## BEGIN Data

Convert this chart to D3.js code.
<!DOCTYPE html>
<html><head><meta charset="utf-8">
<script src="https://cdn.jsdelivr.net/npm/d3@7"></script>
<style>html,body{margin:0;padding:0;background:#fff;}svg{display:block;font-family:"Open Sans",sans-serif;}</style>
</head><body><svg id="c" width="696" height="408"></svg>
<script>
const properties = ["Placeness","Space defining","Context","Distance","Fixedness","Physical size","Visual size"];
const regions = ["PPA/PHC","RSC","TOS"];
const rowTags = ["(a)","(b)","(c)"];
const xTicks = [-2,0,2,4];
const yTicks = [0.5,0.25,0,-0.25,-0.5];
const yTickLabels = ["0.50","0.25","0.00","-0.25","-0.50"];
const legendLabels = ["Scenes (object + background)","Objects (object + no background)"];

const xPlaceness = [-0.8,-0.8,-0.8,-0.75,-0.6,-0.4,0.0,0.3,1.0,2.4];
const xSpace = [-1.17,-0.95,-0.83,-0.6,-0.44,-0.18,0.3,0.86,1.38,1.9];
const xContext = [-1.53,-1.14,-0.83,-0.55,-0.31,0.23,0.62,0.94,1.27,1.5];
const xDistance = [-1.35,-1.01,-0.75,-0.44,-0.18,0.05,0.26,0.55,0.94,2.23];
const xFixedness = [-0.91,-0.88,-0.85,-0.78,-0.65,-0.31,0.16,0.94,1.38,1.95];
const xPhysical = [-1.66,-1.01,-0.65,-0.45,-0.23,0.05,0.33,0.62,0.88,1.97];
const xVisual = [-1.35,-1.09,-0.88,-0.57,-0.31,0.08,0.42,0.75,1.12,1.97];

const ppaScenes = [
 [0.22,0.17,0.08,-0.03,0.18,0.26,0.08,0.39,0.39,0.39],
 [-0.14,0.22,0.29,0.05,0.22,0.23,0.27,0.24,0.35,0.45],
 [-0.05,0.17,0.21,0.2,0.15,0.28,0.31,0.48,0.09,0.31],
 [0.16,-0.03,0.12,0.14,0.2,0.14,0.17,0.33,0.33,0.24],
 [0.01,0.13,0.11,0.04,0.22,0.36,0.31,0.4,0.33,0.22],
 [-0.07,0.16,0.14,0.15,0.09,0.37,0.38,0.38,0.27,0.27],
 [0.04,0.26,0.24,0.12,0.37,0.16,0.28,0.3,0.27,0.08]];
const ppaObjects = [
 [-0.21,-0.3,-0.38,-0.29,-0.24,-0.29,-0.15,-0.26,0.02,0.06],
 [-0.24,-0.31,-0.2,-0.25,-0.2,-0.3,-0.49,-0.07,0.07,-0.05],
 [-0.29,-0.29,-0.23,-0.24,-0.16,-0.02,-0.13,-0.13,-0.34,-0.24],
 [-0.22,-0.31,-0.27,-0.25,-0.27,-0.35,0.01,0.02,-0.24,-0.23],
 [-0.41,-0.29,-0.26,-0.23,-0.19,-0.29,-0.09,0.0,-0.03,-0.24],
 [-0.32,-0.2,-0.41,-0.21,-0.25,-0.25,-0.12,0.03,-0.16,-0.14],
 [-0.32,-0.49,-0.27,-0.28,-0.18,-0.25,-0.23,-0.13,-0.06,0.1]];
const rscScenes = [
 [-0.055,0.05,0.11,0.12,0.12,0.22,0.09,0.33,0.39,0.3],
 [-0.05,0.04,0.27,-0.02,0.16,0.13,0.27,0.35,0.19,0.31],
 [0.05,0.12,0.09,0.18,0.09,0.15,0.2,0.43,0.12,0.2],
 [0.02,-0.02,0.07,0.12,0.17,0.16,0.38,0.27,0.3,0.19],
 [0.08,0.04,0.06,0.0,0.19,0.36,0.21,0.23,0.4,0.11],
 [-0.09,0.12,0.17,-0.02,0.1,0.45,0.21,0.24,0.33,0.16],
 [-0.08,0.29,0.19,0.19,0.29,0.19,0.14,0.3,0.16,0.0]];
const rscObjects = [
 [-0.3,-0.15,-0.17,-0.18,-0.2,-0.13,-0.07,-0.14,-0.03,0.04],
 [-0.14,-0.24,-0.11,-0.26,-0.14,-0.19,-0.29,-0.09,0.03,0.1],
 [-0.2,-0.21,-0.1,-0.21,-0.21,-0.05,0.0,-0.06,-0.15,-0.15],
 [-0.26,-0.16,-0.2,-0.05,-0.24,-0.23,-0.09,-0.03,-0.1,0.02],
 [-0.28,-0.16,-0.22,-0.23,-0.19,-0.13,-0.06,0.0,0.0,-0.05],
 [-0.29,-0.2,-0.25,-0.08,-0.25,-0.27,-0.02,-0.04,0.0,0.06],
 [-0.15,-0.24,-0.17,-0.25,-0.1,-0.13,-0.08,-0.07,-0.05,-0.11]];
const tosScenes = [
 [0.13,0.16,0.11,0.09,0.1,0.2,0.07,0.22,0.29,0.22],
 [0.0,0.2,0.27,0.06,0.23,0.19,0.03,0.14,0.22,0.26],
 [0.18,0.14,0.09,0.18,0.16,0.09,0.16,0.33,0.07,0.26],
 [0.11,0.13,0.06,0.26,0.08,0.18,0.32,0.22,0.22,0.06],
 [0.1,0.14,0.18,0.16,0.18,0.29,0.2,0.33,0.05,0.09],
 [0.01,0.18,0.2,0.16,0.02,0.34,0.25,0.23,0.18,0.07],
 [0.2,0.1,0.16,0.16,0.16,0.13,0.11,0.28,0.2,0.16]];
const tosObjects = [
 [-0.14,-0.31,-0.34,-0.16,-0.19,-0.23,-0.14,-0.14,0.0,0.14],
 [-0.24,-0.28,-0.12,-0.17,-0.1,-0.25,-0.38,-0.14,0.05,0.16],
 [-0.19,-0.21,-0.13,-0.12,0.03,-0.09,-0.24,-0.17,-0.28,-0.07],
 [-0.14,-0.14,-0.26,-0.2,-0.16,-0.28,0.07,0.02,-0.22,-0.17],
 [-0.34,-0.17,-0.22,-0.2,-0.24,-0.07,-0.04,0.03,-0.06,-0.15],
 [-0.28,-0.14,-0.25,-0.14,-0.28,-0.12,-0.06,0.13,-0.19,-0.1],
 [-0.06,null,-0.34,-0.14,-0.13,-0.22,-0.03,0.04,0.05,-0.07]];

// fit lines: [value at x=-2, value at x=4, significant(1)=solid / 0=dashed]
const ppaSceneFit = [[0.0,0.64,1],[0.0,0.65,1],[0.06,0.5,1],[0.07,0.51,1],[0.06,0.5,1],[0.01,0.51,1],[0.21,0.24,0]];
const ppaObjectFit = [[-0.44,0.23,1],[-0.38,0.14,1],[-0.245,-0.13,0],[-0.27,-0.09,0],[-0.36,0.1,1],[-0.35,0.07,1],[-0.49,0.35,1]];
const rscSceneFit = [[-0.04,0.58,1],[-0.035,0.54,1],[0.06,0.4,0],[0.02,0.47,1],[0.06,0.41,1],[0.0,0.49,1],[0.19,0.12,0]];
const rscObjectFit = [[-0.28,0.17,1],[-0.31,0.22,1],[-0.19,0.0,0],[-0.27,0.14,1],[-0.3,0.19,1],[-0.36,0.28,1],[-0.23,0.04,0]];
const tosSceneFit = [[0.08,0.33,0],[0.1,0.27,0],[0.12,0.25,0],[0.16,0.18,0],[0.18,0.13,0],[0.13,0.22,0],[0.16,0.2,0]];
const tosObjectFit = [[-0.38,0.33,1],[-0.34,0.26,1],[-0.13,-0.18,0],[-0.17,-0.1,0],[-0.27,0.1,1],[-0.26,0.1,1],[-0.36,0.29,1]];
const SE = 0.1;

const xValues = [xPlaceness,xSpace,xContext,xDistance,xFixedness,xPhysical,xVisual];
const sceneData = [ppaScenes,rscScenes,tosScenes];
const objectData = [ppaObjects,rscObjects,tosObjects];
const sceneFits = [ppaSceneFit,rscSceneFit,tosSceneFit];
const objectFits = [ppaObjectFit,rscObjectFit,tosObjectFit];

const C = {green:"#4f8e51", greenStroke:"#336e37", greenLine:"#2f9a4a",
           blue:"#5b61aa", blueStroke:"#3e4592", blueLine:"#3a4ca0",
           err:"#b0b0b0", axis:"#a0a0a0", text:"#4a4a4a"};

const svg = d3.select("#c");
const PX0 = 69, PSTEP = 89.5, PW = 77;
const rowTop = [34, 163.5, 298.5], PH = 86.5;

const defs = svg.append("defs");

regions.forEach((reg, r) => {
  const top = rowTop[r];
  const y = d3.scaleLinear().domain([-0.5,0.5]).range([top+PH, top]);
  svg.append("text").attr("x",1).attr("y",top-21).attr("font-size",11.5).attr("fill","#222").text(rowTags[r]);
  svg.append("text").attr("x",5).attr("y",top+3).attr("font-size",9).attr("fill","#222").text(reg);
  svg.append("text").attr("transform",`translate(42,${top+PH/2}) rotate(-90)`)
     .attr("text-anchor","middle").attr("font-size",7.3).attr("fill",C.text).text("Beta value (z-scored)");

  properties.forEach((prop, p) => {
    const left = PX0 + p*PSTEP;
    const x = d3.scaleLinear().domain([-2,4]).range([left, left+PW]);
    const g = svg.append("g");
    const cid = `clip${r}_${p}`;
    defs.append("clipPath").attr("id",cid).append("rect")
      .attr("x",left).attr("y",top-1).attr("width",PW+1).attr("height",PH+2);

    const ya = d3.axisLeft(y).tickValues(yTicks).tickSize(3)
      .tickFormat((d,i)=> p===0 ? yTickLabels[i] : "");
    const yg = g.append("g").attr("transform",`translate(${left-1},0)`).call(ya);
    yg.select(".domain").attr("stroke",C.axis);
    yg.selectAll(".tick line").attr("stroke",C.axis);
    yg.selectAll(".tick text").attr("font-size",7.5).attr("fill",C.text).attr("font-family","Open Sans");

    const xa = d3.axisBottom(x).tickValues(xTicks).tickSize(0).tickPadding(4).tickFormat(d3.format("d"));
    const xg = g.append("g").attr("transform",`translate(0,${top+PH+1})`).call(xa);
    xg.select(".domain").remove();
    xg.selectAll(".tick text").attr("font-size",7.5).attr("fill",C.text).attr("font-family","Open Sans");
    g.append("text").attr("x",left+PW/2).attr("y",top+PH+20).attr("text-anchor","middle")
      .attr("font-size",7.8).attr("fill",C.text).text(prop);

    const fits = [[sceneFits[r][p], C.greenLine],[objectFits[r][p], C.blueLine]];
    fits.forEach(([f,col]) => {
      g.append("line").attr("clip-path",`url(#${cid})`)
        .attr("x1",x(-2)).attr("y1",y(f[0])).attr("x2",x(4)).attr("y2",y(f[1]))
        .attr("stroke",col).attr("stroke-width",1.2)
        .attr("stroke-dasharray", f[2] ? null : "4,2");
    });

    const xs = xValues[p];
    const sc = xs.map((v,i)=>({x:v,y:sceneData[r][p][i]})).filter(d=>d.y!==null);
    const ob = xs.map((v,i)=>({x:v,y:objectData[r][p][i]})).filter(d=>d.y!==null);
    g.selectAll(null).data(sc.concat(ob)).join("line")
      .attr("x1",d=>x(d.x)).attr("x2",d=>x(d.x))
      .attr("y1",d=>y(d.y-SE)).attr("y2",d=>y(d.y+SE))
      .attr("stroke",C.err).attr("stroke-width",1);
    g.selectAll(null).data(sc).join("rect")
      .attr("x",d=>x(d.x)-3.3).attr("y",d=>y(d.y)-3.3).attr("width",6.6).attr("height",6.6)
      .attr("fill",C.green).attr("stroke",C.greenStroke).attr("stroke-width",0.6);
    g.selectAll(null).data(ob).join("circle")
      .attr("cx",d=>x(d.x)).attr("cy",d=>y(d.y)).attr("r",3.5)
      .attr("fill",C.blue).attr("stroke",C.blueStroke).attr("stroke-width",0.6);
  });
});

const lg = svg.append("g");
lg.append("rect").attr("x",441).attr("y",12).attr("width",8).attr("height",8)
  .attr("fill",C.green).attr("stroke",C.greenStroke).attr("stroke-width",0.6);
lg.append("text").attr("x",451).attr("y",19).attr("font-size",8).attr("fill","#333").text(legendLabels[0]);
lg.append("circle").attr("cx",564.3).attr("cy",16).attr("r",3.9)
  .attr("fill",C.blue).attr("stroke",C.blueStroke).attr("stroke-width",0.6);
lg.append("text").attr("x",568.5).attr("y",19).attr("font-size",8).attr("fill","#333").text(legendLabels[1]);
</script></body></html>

## END Data

__To do__
Print from the first line through the line that contains "(object + no", please, including both, and leave out every line outside that stretch.

__Correct output__
Convert this chart to D3.js code.
<!DOCTYPE html>
<html><head><meta charset="utf-8">
<script src="https://cdn.jsdelivr.net/npm/d3@7"></script>
<style>html,body{margin:0;padding:0;background:#fff;}svg{display:block;font-family:"Open Sans",sans-serif;}</style>
</head><body><svg id="c" width="696" height="408"></svg>
<script>
const properties = ["Placeness","Space defining","Context","Distance","Fixedness","Physical size","Visual size"];
const regions = ["PPA/PHC","RSC","TOS"];
const rowTags = ["(a)","(b)","(c)"];
const xTicks = [-2,0,2,4];
const yTicks = [0.5,0.25,0,-0.25,-0.5];
const yTickLabels = ["0.50","0.25","0.00","-0.25","-0.50"];
const legendLabels = ["Scenes (object + background)","Objects (object + no background)"];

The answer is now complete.